The gravitational force is the least applicable to self-defense. The reason for this is because a gravitational field affects anything that has mass, whereas electric and magnetic fields only affect things that are magnetized or have charge. This may be more useful – for example, if you need to stop a bullet of neutral charge and no magnetic poles, this couldn't be done simply using electric or magnetic fields. The problem is that it's impossible to select what would be affected by the field – everything with mass, including you, would feel the force.

Furthermore, gravity is a strictly attractive force, meaning to stop a bullet coming at you, the source of the field would need to be behind the bullet. Also, to attract the bullet to any appreciable degree, the source of the field would have to be incredibly massive (more so, in fact, than the planet). Finally, since the gravitational force is proportionate to the masses that are attracted, the force that the field applies to you will be greater than the force applied to the bullet exactly enough (assuming distance is negligible) such that you and the bullet will both accelerate toward the mass at the same rate. So, although you are both accelerating toward the source of the field, the bullet is still getting closer to you.
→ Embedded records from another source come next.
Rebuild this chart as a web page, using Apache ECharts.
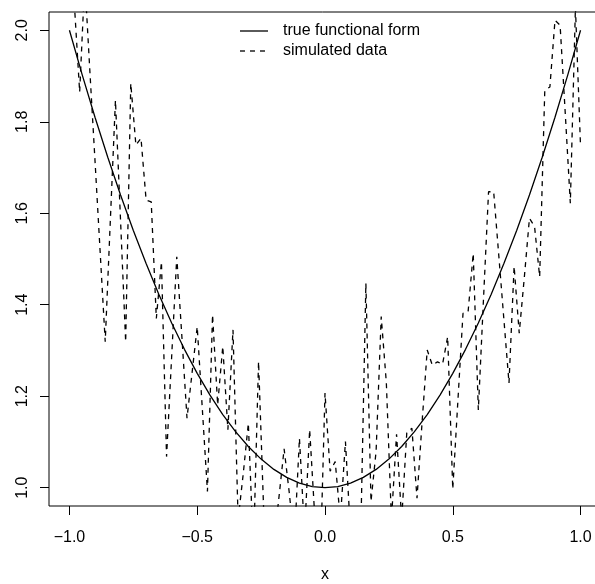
<!DOCTYPE html>
<html>
<head>
<meta charset="utf-8">
<script src="https://cdn.jsdelivr.net/npm/echarts@6/dist/echarts.min.js"></script>
<style>html,body{margin:0;padding:0;background:#fff;}#chart{width:595px;height:584px;}</style>
</head>
<body>
<div id="chart"></div>
<script>
// x positions of the simulated data (step 0.02)
const xSim = [-1.00,-0.98,-0.96,-0.94,-0.92,-0.90,-0.88,-0.86,-0.84,-0.82,-0.80,-0.78,-0.76,-0.74,-0.72,-0.70,-0.68,-0.66,-0.64,-0.62,
  -0.60,-0.58,-0.56,-0.54,-0.52,-0.50,-0.48,-0.46,-0.44,-0.42,-0.40,-0.38,-0.36,-0.34,-0.32,-0.30,-0.28,-0.26,-0.24,-0.22,
  -0.20,-0.18,-0.16,-0.14,-0.12,-0.10,-0.08,-0.06,-0.04,-0.02,0.00,0.02,0.04,0.06,0.08,0.10,0.12,0.14,0.16,0.18,
  0.20,0.22,0.24,0.26,0.28,0.30,0.32,0.34,0.36,0.38,0.40,0.42,0.44,0.46,0.48,0.50,0.52,0.54,0.56,0.58,
  0.60,0.62,0.64,0.66,0.68,0.70,0.72,0.74,0.76,0.78,0.80,0.82,0.84,0.86,0.88,0.90,0.92,0.94,0.96,0.98,1.00];
// simulated data values
const ySim = [2.08,2.05,1.865,2.11,1.91,1.715,1.517,1.319,1.584,1.847,1.584,1.319,1.884,1.749,1.764,1.629,1.625,1.370,1.494,1.068,
  1.287,1.505,1.330,1.152,1.252,1.352,1.172,0.992,1.378,1.181,1.309,1.127,1.345,0.93,1.03,1.141,0.86,1.276,0.95,0.85,
  0.88,0.98,1.085,0.99,0.88,1.108,0.90,1.127,0.937,0.80,1.207,1.036,1.057,0.93,1.101,0.90,0.85,0.90,1.447,0.97,
  1.08,1.374,1.23,0.93,1.117,0.93,1.12,1.13,0.977,1.144,1.301,1.268,1.275,1.270,1.330,0.997,1.19,1.381,1.385,1.512,
  1.170,1.41,1.647,1.647,1.508,1.368,1.229,1.484,1.338,1.46,1.589,1.571,1.461,1.869,1.876,2.022,2.011,1.82,1.622,2.05,1.745];
// true functional form, read at step 0.05
const xTrue = [-1.00,-0.95,-0.90,-0.85,-0.80,-0.75,-0.70,-0.65,-0.60,-0.55,-0.50,-0.45,-0.40,-0.35,-0.30,-0.25,-0.20,-0.15,-0.10,-0.05,
  0.00,0.05,0.10,0.15,0.20,0.25,0.30,0.35,0.40,0.45,0.50,0.55,0.60,0.65,0.70,0.75,0.80,0.85,0.90,0.95,1.00];
const yTrue = [2.000,1.9025,1.810,1.7225,1.640,1.5625,1.490,1.4225,1.360,1.3025,1.250,1.2025,1.160,1.1225,1.090,1.0625,1.040,1.0225,1.010,1.0025,
  1.000,1.0025,1.010,1.0225,1.040,1.0625,1.090,1.1225,1.160,1.2025,1.250,1.3025,1.360,1.4225,1.490,1.5625,1.640,1.7225,1.810,1.9025,2.000];
const xTicks = [-1.0,-0.5,0.0,0.5,1.0];
const yTicks = [1.0,1.2,1.4,1.6,1.8,2.0];
const seriesNames = ['true functional form','simulated data'];

const FONT = 'Liberation Sans, Arial, Helvetica, sans-serif';
const chart = echarts.init(document.getElementById('chart'), null, {renderer:'canvas'});
const fmt = v => v.toFixed(1).replace('-', '\u2212');

// legend drawn as graphic elements (R style, no box)
const legendGraphics = [];
seriesNames.forEach((name, i) => {
  const y = 31 + i * 20;
  legendGraphics.push({
    type: 'line', shape: {x1: 240, y1: y, x2: 268, y2: y},
    style: {stroke: '#000', lineWidth: 1.3, lineDash: i === 0 ? null : [5, 5]}
  });
  legendGraphics.push({
    type: 'text', x: 283, y: y,
    style: {text: name, fontFamily: FONT, fontSize: 16, fill: '#000', textVerticalAlign: 'middle', verticalAlign: 'middle'}
  });
});

chart.setOption({
  animation: false,
  backgroundColor: '#fff',
  textStyle: {fontFamily: FONT, color: '#000'},
  grid: {left: 49, top: 12, width: 552, height: 494, show: true, borderColor: '#000', borderWidth: 1,
         backgroundColor: 'transparent', containLabel: false, outerBoundsMode: 'none'},
  graphic: legendGraphics,
  xAxis: {
    type: 'value', min: -1.08, max: 1.08,
    name: 'x', nameLocation: 'middle', nameGap: 61,
    nameTextStyle: {fontFamily: FONT, fontSize: 16, color: '#000'},
    axisLine: {show: false, onZero: false},
    axisTick: {show: true, customValues: xTicks, length: 9, lineStyle: {color: '#000', width: 1}},
    axisLabel: {show: true, customValues: xTicks, formatter: fmt, margin: 24, fontFamily: FONT, fontSize: 16, color: '#000'},
    splitLine: {show: false}
  },
  yAxis: {
    type: 'value', min: 0.96, max: 2.04,
    axisLine: {show: false, onZero: false},
    axisTick: {show: true, customValues: yTicks, length: 9, lineStyle: {color: '#000', width: 1}},
    axisLabel: {show: true, customValues: yTicks, formatter: v => v.toFixed(1), rotate: 90, margin: 18, fontFamily: FONT, fontSize: 16, color: '#000'},
    splitLine: {show: false}
  },
  series: [
    {name: seriesNames[0], type: 'line', symbol: 'none', clip: true,
     data: xTrue.map((x, i) => [x, yTrue[i]]),
     lineStyle: {color: '#000', width: 1.3, type: 'solid'}, itemStyle: {color: '#000'}},
    {name: seriesNames[1], type: 'line', symbol: 'none', clip: true,
     data: xSim.map((x, i) => [x, ySim[i]]),
     lineStyle: {color: '#000', width: 1.3, type: [5, 5]}, itemStyle: {color: '#000'}}
  ]
});
</script>
</body>
</html>
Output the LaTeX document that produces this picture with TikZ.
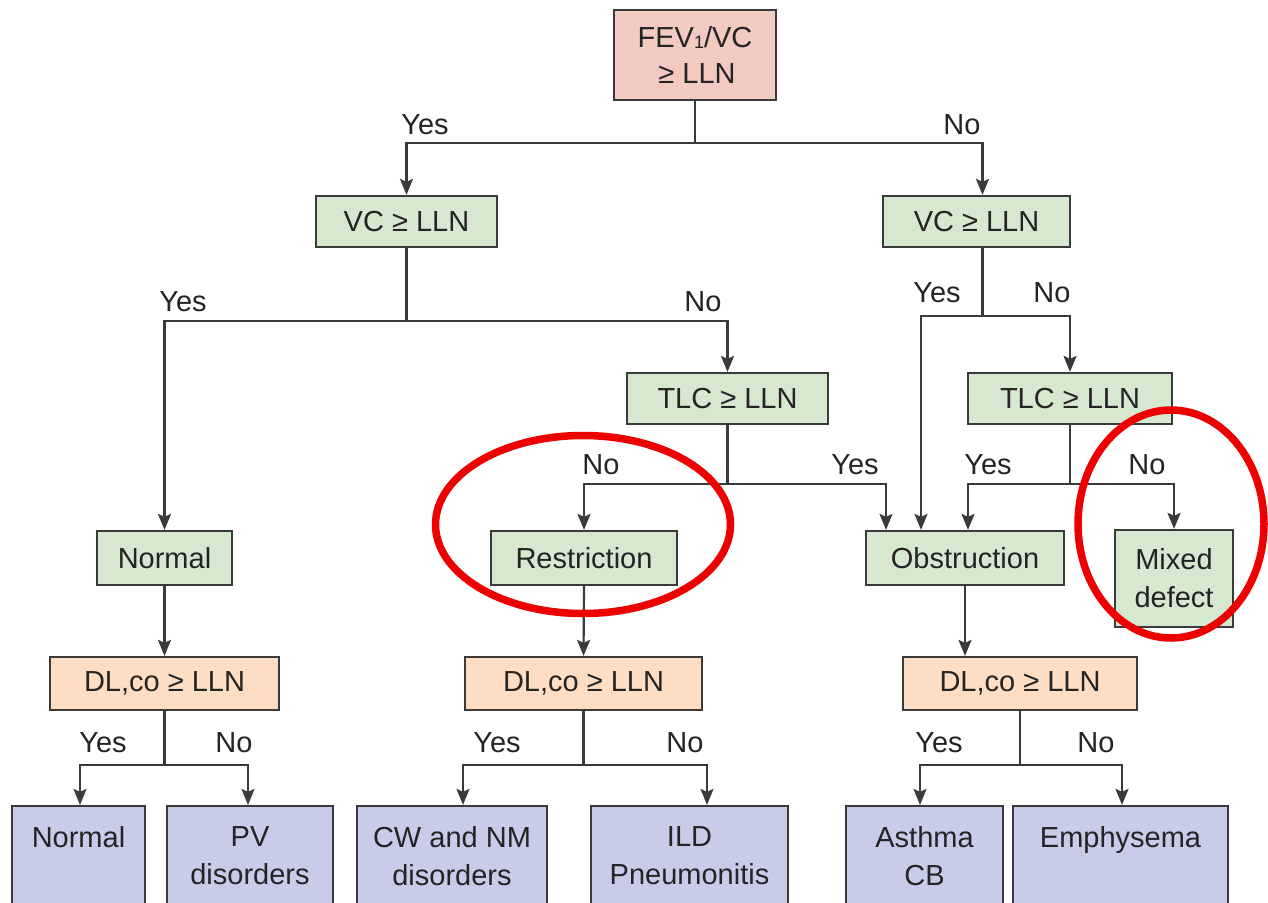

Another drawback of the gravitational field is that there is no easy way to activate or deactivate it, since mass cannot be simply “removed”.


An electric or magnetic field could be much more practical – the problem is that few projectiles used by modern weapons are charged or magnetic.


An electric field comes from charges. For example, an insulated capacitor provides a huge voltage drop across a room, causing an electric field pointing from the north to the south side. A positively charged bullet is fired from the south side to the north, but the immense amount of electric force pushes it back to the south side.

There are many reasons this would be difficult. First of all, an electric field appreciable enough to repel a bullet (depending on the charge of the bullet) would have to come from very large charges, which are naturally unstable. The same force that repels the bullet compels the large charge to neutralize with a negative charge – meaning the capacitor would have to be well-insulated to prevent the charge moving from positive to negative and frying everyone inside the room.

A second problem is that capacitors leak charge when they're not exposed to external voltage, so the user would have to be careful to charge his shield before being fired upon, meaning he either keeps it charged regularly or he knows ahead of time when someone's going to try to kill him.


These problem could be solved using a magnetic field instead of an electric field. Magnetic fields are easy to generate artificially using currents in wires, particularly coiled wires. For example, Holtzman coils are placed above and below a room, hooked up to current sources that can be activated remotely. Therefore, a magnetic field could be activated or deactivated quickly with little difficulty. This means someone attacked in his own home could activate his force field with a remote control hidden on his person.

Furthermore, magnetic fields are relatively harmless for a person to stand inside, so the chances of being burnt to a crisp by your own force field are substantially reduced.

The problem with a magnetic field is that, to an electric charge, it must apply a force orthogonally to both the field and the motion of the charge. In the case of a charge being fired to the north, in a magnetic field pointed downwards, then the force would push the bullet to the west. This means the field would not be able to stop the bullet or push it backwards, but it could deflect the bullet to the side, spin it around and shoot it backwards, or trap in in circular motion until gravity pulls it to the ground.


A magnetic field for self-defense seems very plausible, but there is one problem remaining: most bullets used today are charge-neutral. If you can charge a charge-neutral bullet between the time it's fired and the time it enters the magnetic field, then the field would be able to affect it. The reality is, a flying bullet is charged to some extent just by friction against the gun barrel and against the air, according to Dr. David Newman, professor of Physics at the University of Alaska Fairbanks, but it could be charged much more thoroughly by exposing it to ionizing radiation, such as X-rays or Gamma-rays. These waves have high enough energy to remove an electron from an object, leaving it with a positive charge.


The final result is this: an armed assassin breaks into your living room and aims his pistol at you. You push a button on your watch, activating X-rays firing across the room and Holtzhelm coils above and below. The assassin fires, the bullet passes through the X-ray stream and leaves positively charged. It then enters the magnetic field and turns in a circle, leaving the magnetic field at almost the same speed at which it entered, passes through the X-rays again and finally hits the assassin in the chest, both wounding him and discharging on him. You are almost entirely unharmed, save for some limited and brief exposure to X-rays.